How to show that for any random variables $X,Y$ with characteristic functions $\phi_X, \phi_Y$ we have: $$\sup_{\xi \in \mathbb{R}} |\phi_X(\xi) – \phi_Y(\xi)| \leq 2P(X \neq Y)?$$
My attempt: First, I was considering an easier case, when $X,Y$ have densities $f_X, f_Y$. In that case, we have:
\begin{align}
|\phi_X(\xi) – \phi_Y(\xi)| = \big| \int_\mathbb{R} e^{i\xi t} (f_X(t)-f_Y(t)) \, dt \big| \leq \int_\mathbb{R} |f_X(t)-f_Y(t)| \, dt \leq\\ \leq \int_\mathbb{R} f_X(t) \, dt + \int_{\mathbb{R}} f_Y(t) \, dt = 2.
\end{align}
But since $X,Y$ have densities $Z = X-Y$ does as well, so $P(Z=z)=0$ for any $z \in \mathbb{R}$, so $P(Z \neq 0) = 1$, so $2 P(X \neq Y) = 2.$
Is that correct?

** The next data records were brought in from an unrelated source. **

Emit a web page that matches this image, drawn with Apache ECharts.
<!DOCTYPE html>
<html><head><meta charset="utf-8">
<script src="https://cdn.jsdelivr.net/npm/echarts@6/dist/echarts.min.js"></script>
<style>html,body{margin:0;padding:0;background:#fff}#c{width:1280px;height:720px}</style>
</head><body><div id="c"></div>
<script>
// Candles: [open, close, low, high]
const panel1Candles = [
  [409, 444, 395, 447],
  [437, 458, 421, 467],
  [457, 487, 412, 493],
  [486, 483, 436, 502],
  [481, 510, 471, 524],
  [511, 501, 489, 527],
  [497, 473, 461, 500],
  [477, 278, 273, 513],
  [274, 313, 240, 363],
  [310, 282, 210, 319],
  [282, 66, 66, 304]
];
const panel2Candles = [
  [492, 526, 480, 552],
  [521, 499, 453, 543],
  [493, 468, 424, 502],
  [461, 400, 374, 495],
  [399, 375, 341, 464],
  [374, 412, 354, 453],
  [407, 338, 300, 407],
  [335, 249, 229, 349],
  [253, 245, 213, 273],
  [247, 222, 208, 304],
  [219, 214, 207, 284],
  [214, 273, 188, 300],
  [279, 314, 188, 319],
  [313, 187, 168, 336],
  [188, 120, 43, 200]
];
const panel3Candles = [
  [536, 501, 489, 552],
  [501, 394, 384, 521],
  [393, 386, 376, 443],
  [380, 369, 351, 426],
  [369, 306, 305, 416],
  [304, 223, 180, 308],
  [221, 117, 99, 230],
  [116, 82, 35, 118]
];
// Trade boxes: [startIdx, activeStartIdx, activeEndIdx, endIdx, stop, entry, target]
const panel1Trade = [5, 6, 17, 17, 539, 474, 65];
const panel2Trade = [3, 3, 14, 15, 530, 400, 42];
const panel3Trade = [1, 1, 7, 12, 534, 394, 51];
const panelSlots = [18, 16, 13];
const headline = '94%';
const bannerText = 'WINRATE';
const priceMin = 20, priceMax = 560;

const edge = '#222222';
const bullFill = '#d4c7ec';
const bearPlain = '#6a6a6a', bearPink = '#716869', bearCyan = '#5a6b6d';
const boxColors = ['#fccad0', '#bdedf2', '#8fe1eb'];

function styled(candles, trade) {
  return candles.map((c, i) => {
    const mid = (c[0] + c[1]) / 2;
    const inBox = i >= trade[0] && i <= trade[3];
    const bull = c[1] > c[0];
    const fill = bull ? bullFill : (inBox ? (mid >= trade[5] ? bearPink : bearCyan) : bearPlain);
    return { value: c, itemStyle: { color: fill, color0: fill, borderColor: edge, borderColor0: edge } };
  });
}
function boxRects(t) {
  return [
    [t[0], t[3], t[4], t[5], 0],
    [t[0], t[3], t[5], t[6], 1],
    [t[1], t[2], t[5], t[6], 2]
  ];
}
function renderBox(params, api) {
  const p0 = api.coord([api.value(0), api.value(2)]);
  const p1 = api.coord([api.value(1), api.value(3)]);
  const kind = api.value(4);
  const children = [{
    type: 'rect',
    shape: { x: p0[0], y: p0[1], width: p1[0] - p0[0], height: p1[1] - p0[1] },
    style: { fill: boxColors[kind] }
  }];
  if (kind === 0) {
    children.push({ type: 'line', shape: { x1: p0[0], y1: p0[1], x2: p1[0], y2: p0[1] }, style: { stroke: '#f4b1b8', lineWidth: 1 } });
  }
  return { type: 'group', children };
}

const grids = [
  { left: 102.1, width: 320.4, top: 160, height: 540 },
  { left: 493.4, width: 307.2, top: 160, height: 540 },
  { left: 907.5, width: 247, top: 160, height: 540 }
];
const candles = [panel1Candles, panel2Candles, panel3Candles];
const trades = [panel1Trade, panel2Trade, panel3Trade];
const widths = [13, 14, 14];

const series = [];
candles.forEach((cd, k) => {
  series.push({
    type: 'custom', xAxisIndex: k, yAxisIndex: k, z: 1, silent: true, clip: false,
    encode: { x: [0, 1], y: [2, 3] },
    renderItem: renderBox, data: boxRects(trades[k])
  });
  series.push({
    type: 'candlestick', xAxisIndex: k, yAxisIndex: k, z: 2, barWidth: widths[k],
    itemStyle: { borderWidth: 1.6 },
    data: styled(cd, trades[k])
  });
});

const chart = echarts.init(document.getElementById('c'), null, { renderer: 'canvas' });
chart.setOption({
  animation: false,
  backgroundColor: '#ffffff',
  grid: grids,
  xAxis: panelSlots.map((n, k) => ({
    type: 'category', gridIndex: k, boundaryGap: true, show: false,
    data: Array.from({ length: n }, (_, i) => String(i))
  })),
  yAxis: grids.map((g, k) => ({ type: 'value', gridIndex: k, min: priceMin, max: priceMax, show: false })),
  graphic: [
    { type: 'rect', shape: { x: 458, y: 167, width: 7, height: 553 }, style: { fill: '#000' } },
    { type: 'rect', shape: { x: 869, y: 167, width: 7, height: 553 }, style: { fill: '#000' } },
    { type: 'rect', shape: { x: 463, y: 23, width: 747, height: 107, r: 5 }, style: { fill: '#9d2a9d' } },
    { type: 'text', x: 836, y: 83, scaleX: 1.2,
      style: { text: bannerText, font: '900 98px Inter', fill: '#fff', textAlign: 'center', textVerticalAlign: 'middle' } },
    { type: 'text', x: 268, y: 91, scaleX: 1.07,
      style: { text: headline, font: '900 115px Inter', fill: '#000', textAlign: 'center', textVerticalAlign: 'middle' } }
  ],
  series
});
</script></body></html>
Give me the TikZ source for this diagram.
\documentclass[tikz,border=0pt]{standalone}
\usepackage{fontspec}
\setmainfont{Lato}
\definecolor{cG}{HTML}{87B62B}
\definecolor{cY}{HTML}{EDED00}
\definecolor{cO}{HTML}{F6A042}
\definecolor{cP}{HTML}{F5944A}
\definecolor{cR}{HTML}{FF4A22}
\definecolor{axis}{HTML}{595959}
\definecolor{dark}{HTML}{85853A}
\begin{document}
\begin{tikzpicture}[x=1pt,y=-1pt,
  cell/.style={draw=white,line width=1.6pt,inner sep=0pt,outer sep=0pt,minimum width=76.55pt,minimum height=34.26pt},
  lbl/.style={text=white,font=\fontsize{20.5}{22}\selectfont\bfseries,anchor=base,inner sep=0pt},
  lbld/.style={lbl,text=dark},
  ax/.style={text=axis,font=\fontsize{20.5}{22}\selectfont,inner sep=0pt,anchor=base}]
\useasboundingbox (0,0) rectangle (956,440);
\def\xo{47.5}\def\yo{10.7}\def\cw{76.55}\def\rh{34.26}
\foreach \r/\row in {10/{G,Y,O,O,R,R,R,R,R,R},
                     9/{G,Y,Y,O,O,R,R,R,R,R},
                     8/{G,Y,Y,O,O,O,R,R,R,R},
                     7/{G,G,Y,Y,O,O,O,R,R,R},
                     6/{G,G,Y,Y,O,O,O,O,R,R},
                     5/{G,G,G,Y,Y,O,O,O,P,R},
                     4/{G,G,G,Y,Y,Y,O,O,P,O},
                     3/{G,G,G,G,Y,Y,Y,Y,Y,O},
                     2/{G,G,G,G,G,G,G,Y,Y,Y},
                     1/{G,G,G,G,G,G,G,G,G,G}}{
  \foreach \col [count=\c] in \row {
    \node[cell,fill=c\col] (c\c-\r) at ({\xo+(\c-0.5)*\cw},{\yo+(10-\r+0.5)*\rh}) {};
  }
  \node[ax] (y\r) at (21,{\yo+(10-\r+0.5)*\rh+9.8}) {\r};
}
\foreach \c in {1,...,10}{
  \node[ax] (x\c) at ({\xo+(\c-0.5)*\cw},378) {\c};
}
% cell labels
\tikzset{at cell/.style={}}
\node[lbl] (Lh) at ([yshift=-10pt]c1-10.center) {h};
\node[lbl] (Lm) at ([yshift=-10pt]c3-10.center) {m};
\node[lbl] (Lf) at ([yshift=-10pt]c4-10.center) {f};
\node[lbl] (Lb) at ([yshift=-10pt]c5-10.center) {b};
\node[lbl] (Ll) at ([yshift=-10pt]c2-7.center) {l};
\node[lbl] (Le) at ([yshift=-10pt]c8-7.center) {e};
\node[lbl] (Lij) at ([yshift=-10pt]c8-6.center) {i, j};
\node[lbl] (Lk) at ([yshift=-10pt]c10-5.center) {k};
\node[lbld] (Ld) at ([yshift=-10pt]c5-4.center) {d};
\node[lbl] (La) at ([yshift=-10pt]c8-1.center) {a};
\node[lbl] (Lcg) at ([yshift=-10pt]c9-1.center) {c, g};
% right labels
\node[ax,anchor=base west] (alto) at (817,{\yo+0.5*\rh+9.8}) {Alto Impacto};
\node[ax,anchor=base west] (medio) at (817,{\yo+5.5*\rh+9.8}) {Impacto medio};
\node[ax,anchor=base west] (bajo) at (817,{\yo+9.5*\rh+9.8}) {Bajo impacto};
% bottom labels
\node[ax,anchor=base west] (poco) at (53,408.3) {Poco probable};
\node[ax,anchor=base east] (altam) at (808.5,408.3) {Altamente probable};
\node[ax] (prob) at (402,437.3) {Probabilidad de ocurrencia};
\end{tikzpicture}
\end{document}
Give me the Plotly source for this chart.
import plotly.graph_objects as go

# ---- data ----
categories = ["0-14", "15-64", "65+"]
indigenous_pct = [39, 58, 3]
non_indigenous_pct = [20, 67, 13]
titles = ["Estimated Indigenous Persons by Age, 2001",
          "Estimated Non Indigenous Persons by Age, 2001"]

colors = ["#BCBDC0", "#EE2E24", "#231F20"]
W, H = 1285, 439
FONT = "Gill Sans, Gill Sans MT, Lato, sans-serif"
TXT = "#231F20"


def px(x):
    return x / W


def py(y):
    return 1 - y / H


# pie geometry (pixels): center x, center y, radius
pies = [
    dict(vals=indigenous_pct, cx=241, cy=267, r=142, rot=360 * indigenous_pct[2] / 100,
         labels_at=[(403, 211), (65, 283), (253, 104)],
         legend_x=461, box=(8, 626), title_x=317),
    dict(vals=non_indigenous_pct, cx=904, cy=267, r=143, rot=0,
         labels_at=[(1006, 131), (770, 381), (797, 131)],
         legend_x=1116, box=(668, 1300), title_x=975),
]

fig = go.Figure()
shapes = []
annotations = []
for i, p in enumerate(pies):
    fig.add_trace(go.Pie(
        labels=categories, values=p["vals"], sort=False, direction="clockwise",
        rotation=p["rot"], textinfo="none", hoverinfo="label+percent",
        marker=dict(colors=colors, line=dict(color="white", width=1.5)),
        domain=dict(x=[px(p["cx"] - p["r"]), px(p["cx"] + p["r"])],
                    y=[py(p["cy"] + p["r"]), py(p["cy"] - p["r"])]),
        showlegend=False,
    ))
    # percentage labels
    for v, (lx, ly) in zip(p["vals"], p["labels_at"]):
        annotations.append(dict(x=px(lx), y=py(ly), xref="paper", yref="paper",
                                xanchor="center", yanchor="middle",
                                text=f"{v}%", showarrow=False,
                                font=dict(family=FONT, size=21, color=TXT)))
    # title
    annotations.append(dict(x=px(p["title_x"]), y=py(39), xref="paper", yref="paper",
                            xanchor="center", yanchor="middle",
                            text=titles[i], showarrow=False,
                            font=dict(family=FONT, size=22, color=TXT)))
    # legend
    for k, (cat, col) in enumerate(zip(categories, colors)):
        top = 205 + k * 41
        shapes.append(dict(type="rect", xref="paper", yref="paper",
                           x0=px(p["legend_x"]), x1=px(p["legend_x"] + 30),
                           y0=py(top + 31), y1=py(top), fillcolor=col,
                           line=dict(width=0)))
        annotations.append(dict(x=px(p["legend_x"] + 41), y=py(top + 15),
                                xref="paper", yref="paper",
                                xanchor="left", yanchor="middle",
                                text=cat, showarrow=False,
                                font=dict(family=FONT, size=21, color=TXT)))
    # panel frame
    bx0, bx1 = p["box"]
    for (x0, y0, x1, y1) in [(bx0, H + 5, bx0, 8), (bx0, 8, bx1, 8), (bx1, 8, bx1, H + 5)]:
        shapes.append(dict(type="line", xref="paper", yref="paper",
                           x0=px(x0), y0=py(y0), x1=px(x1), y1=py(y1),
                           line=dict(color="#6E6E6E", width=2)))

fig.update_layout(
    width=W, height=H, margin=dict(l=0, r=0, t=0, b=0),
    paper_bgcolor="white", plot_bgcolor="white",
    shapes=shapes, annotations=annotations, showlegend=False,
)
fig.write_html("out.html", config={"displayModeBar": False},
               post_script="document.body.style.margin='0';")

If so, how to generalise it for any random variables? Or maybe is there a completely different solution?
Best Answer
You can use the inequality $|\mathbb{E}[Z]|\leq \mathbb{E}|Z|$ just like before to get$$|\phi_X(t)-\phi_Y(t)| = |\mathbb{E}[e^{itX}-e^{itY}]| \leq \mathbb{E}|e^{itX}-e^{itY}| \leq \mathbb{E}[2\cdot 1_{X\neq Y}] = 2P(X\neq Y)$$